▶ _THE EXERCISE_
Transcribe the entries below exactly; leave every image out.

[begin DATA TO USE]

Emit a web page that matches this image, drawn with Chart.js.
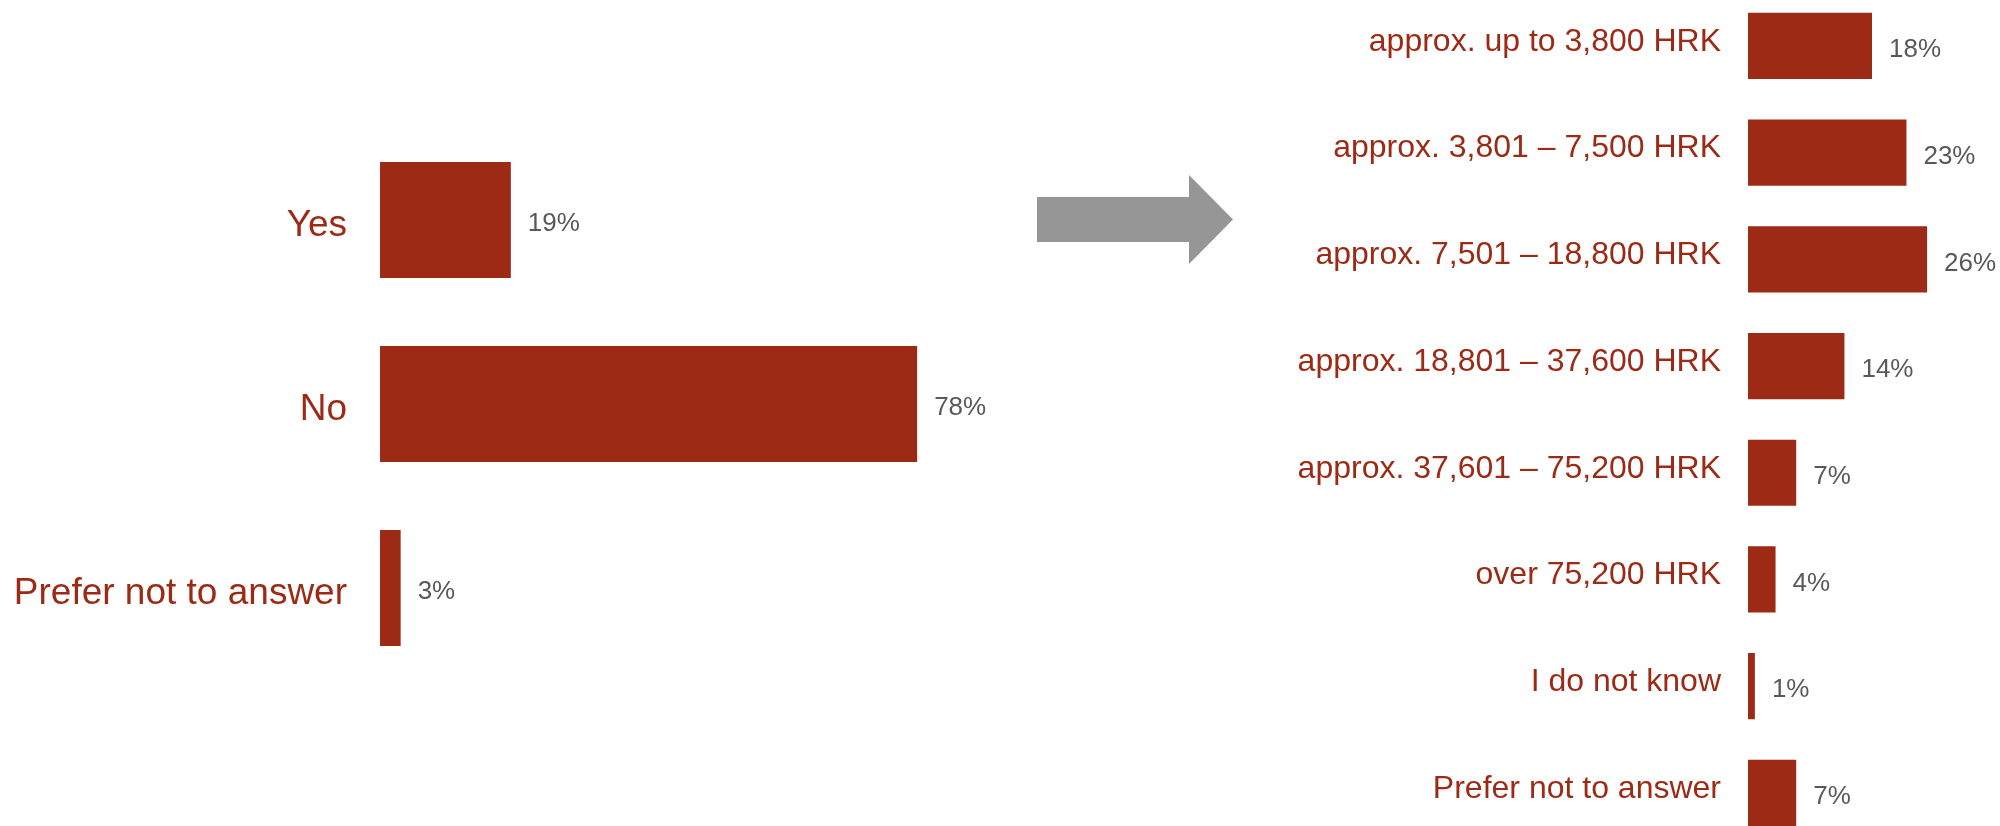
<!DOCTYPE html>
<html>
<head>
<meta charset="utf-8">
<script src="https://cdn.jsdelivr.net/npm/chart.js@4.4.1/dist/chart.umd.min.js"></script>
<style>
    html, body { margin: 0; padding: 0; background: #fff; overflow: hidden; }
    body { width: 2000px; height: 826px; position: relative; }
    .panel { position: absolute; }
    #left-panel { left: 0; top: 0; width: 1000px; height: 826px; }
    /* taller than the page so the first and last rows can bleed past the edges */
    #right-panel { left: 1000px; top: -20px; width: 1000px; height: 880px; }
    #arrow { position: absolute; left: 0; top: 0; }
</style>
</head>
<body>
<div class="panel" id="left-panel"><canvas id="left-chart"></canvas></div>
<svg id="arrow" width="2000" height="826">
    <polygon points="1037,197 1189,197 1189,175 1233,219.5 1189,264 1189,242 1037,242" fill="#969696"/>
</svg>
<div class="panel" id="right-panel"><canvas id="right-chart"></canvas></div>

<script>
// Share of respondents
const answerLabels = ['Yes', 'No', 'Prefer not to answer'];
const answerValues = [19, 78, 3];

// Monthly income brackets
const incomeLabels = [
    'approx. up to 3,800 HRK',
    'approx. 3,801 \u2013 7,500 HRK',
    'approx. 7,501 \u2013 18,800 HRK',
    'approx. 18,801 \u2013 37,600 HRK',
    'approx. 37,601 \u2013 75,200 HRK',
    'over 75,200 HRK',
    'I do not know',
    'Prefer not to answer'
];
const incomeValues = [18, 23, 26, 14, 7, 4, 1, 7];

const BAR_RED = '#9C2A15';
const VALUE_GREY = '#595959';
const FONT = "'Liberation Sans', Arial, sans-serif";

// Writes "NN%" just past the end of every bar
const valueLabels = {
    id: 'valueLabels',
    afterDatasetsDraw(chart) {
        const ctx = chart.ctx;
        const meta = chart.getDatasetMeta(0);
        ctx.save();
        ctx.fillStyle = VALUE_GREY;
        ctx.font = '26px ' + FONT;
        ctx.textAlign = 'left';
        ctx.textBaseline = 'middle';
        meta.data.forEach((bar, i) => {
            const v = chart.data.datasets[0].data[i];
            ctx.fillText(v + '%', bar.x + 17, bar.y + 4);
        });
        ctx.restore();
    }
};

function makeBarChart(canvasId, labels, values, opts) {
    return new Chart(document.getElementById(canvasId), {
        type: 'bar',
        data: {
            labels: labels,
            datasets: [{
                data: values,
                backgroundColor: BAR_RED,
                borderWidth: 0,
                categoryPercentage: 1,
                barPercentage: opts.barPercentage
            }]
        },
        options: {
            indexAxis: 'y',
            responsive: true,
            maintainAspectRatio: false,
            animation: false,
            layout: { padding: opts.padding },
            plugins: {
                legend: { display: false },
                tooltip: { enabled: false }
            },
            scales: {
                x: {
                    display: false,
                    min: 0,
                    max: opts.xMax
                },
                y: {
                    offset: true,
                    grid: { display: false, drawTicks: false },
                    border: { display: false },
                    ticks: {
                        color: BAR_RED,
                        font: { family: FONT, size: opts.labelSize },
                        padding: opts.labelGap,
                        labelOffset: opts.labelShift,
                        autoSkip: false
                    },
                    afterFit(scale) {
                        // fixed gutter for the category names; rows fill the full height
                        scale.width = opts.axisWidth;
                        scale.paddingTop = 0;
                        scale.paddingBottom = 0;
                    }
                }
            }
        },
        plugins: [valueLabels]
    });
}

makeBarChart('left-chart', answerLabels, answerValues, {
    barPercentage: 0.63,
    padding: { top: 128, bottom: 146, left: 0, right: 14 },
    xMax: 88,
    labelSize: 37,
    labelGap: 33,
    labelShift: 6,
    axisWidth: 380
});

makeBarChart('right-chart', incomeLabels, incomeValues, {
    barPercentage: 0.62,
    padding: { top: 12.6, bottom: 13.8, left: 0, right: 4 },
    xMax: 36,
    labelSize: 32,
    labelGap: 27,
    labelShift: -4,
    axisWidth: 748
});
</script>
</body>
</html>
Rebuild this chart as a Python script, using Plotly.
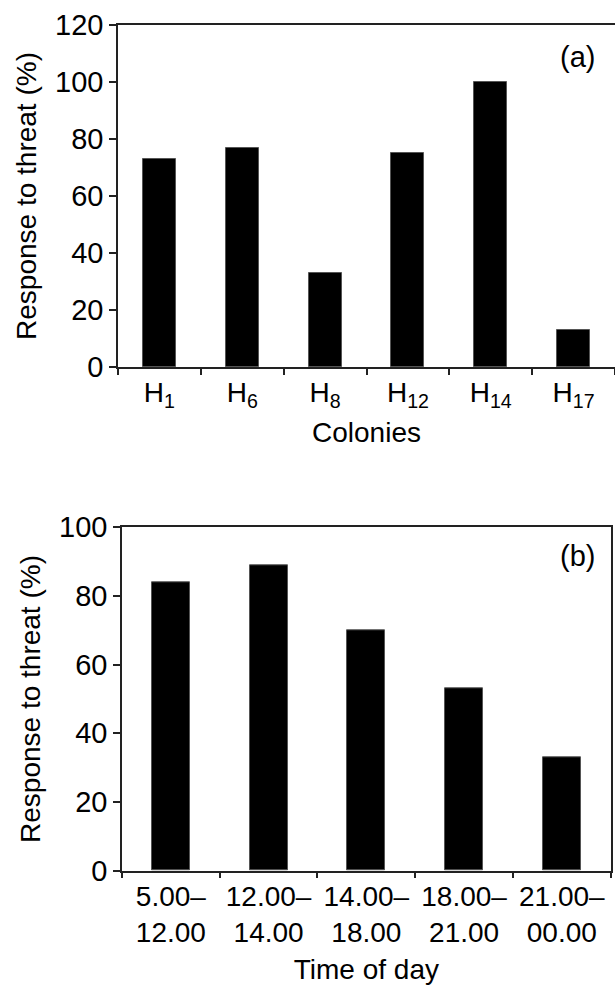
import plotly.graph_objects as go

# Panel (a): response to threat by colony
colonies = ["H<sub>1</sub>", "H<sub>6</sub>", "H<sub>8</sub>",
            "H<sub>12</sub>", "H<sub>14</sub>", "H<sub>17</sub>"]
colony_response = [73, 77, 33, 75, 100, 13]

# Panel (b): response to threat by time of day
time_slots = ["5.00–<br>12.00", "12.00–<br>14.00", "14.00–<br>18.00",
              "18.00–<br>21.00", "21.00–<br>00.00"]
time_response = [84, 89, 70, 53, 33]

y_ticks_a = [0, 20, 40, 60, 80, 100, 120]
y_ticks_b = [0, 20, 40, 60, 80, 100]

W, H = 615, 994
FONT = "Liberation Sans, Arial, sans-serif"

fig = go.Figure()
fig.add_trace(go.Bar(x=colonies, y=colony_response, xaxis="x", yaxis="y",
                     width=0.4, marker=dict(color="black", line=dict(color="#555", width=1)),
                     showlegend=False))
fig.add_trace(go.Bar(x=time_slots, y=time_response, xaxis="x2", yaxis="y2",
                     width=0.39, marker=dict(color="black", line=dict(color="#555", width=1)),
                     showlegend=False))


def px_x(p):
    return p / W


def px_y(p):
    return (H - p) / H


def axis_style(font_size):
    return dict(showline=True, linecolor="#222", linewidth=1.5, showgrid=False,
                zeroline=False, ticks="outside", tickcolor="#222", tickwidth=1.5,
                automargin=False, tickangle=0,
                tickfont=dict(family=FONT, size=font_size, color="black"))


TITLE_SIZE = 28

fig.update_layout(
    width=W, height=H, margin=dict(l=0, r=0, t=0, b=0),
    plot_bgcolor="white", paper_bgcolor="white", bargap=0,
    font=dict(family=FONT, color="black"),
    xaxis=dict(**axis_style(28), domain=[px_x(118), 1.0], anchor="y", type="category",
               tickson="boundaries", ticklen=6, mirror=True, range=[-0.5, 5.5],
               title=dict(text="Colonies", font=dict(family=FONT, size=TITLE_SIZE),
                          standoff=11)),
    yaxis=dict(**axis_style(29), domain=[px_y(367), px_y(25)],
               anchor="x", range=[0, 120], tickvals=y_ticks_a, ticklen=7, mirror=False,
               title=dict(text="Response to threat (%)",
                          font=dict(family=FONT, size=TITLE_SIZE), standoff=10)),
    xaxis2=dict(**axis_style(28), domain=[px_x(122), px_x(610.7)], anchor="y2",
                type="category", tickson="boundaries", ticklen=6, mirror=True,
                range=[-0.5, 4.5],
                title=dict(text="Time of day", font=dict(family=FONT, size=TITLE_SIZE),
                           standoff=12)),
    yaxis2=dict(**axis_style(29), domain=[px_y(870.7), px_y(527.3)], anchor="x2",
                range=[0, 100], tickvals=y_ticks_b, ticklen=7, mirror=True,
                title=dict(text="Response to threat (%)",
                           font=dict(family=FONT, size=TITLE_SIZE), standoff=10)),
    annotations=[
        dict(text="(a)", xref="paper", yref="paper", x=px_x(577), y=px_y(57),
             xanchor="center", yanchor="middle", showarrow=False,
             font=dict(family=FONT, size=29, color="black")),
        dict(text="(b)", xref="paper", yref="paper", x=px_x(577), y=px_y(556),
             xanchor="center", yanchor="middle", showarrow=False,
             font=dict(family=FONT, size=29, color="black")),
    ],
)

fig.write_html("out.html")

[end DATA TO USE]

▶ _SOLUTION TO THIS EXERCISE_
Emit a web page that matches this image, drawn with Chart.js.
<!DOCTYPE html>
<html>
<head>
<meta charset="utf-8">
<script src="https://cdn.jsdelivr.net/npm/chart.js@4.4.1/dist/chart.umd.min.js"></script>
<style>
    html, body { margin: 0; padding: 0; background: #fff; overflow: hidden; }
    body { width: 2000px; height: 826px; position: relative; }
    .panel { position: absolute; }
    #left-panel { left: 0; top: 0; width: 1000px; height: 826px; }
    /* taller than the page so the first and last rows can bleed past the edges */
    #right-panel { left: 1000px; top: -20px; width: 1000px; height: 880px; }
    #arrow { position: absolute; left: 0; top: 0; }
</style>
</head>
<body>
<div class="panel" id="left-panel"><canvas id="left-chart"></canvas></div>
<svg id="arrow" width="2000" height="826">
    <polygon points="1037,197 1189,197 1189,175 1233,219.5 1189,264 1189,242 1037,242" fill="#969696"/>
</svg>
<div class="panel" id="right-panel"><canvas id="right-chart"></canvas></div>

<script>
// Share of respondents
const answerLabels = ['Yes', 'No', 'Prefer not to answer'];
const answerValues = [19, 78, 3];

// Monthly income brackets
const incomeLabels = [
    'approx. up to 3,800 HRK',
    'approx. 3,801 \u2013 7,500 HRK',
    'approx. 7,501 \u2013 18,800 HRK',
    'approx. 18,801 \u2013 37,600 HRK',
    'approx. 37,601 \u2013 75,200 HRK',
    'over 75,200 HRK',
    'I do not know',
    'Prefer not to answer'
];
const incomeValues = [18, 23, 26, 14, 7, 4, 1, 7];

const BAR_RED = '#9C2A15';
const VALUE_GREY = '#595959';
const FONT = "'Liberation Sans', Arial, sans-serif";

// Writes "NN%" just past the end of every bar
const valueLabels = {
    id: 'valueLabels',
    afterDatasetsDraw(chart) {
        const ctx = chart.ctx;
        const meta = chart.getDatasetMeta(0);
        ctx.save();
        ctx.fillStyle = VALUE_GREY;
        ctx.font = '26px ' + FONT;
        ctx.textAlign = 'left';
        ctx.textBaseline = 'middle';
        meta.data.forEach((bar, i) => {
            const v = chart.data.datasets[0].data[i];
            ctx.fillText(v + '%', bar.x + 17, bar.y + 4);
        });
        ctx.restore();
    }
};

function makeBarChart(canvasId, labels, values, opts) {
    return new Chart(document.getElementById(canvasId), {
        type: 'bar',
        data: {
            labels: labels,
            datasets: [{
                data: values,
                backgroundColor: BAR_RED,
                borderWidth: 0,
                categoryPercentage: 1,
                barPercentage: opts.barPercentage
            }]
        },
        options: {
            indexAxis: 'y',
            responsive: true,
            maintainAspectRatio: false,
            animation: false,
            layout: { padding: opts.padding },
            plugins: {
                legend: { display: false },
                tooltip: { enabled: false }
            },
            scales: {
                x: {
                    display: false,
                    min: 0,
                    max: opts.xMax
                },
                y: {
                    offset: true,
                    grid: { display: false, drawTicks: false },
                    border: { display: false },
                    ticks: {
                        color: BAR_RED,
                        font: { family: FONT, size: opts.labelSize },
                        padding: opts.labelGap,
                        labelOffset: opts.labelShift,
                        autoSkip: false
                    },
                    afterFit(scale) {
                        // fixed gutter for the category names; rows fill the full height
                        scale.width = opts.axisWidth;
                        scale.paddingTop = 0;
                        scale.paddingBottom = 0;
                    }
                }
            }
        },
        plugins: [valueLabels]
    });
}

makeBarChart('left-chart', answerLabels, answerValues, {
    barPercentage: 0.63,
    padding: { top: 128, bottom: 146, left: 0, right: 14 },
    xMax: 88,
    labelSize: 37,
    labelGap: 33,
    labelShift: 6,
    axisWidth: 380
});

makeBarChart('right-chart', incomeLabels, incomeValues, {
    barPercentage: 0.62,
    padding: { top: 12.6, bottom: 13.8, left: 0, right: 4 },
    xMax: 36,
    labelSize: 32,
    labelGap: 27,
    labelShift: -4,
    axisWidth: 748
});
</script>
</body>
</html>
Rebuild this chart as a Python script, using Plotly.
import plotly.graph_objects as go

# Panel (a): response to threat by colony
colonies = ["H<sub>1</sub>", "H<sub>6</sub>", "H<sub>8</sub>",
            "H<sub>12</sub>", "H<sub>14</sub>", "H<sub>17</sub>"]
colony_response = [73, 77, 33, 75, 100, 13]

# Panel (b): response to threat by time of day
time_slots = ["5.00–<br>12.00", "12.00–<br>14.00", "14.00–<br>18.00",
              "18.00–<br>21.00", "21.00–<br>00.00"]
time_response = [84, 89, 70, 53, 33]

y_ticks_a = [0, 20, 40, 60, 80, 100, 120]
y_ticks_b = [0, 20, 40, 60, 80, 100]

W, H = 615, 994
FONT = "Liberation Sans, Arial, sans-serif"

fig = go.Figure()
fig.add_trace(go.Bar(x=colonies, y=colony_response, xaxis="x", yaxis="y",
                     width=0.4, marker=dict(color="black", line=dict(color="#555", width=1)),
                     showlegend=False))
fig.add_trace(go.Bar(x=time_slots, y=time_response, xaxis="x2", yaxis="y2",
                     width=0.39, marker=dict(color="black", line=dict(color="#555", width=1)),
                     showlegend=False))


def px_x(p):
    return p / W


def px_y(p):
    return (H - p) / H


def axis_style(font_size):
    return dict(showline=True, linecolor="#222", linewidth=1.5, showgrid=False,
                zeroline=False, ticks="outside", tickcolor="#222", tickwidth=1.5,
                automargin=False, tickangle=0,
                tickfont=dict(family=FONT, size=font_size, color="black"))


TITLE_SIZE = 28

fig.update_layout(
    width=W, height=H, margin=dict(l=0, r=0, t=0, b=0),
    plot_bgcolor="white", paper_bgcolor="white", bargap=0,
    font=dict(family=FONT, color="black"),
    xaxis=dict(**axis_style(28), domain=[px_x(118), 1.0], anchor="y", type="category",
               tickson="boundaries", ticklen=6, mirror=True, range=[-0.5, 5.5],
               title=dict(text="Colonies", font=dict(family=FONT, size=TITLE_SIZE),
                          standoff=11)),
    yaxis=dict(**axis_style(29), domain=[px_y(367), px_y(25)],
               anchor="x", range=[0, 120], tickvals=y_ticks_a, ticklen=7, mirror=False,
               title=dict(text="Response to threat (%)",
                          font=dict(family=FONT, size=TITLE_SIZE), standoff=10)),
    xaxis2=dict(**axis_style(28), domain=[px_x(122), px_x(610.7)], anchor="y2",
                type="category", tickson="boundaries", ticklen=6, mirror=True,
                range=[-0.5, 4.5],
                title=dict(text="Time of day", font=dict(family=FONT, size=TITLE_SIZE),
                           standoff=12)),
    yaxis2=dict(**axis_style(29), domain=[px_y(870.7), px_y(527.3)], anchor="x2",
                range=[0, 100], tickvals=y_ticks_b, ticklen=7, mirror=True,
                title=dict(text="Response to threat (%)",
                           font=dict(family=FONT, size=TITLE_SIZE), standoff=10)),
    annotations=[
        dict(text="(a)", xref="paper", yref="paper", x=px_x(577), y=px_y(57),
             xanchor="center", yanchor="middle", showarrow=False,
             font=dict(family=FONT, size=29, color="black")),
        dict(text="(b)", xref="paper", yref="paper", x=px_x(577), y=px_y(556),
             xanchor="center", yanchor="middle", showarrow=False,
             font=dict(family=FONT, size=29, color="black")),
    ],
)

fig.write_html("out.html")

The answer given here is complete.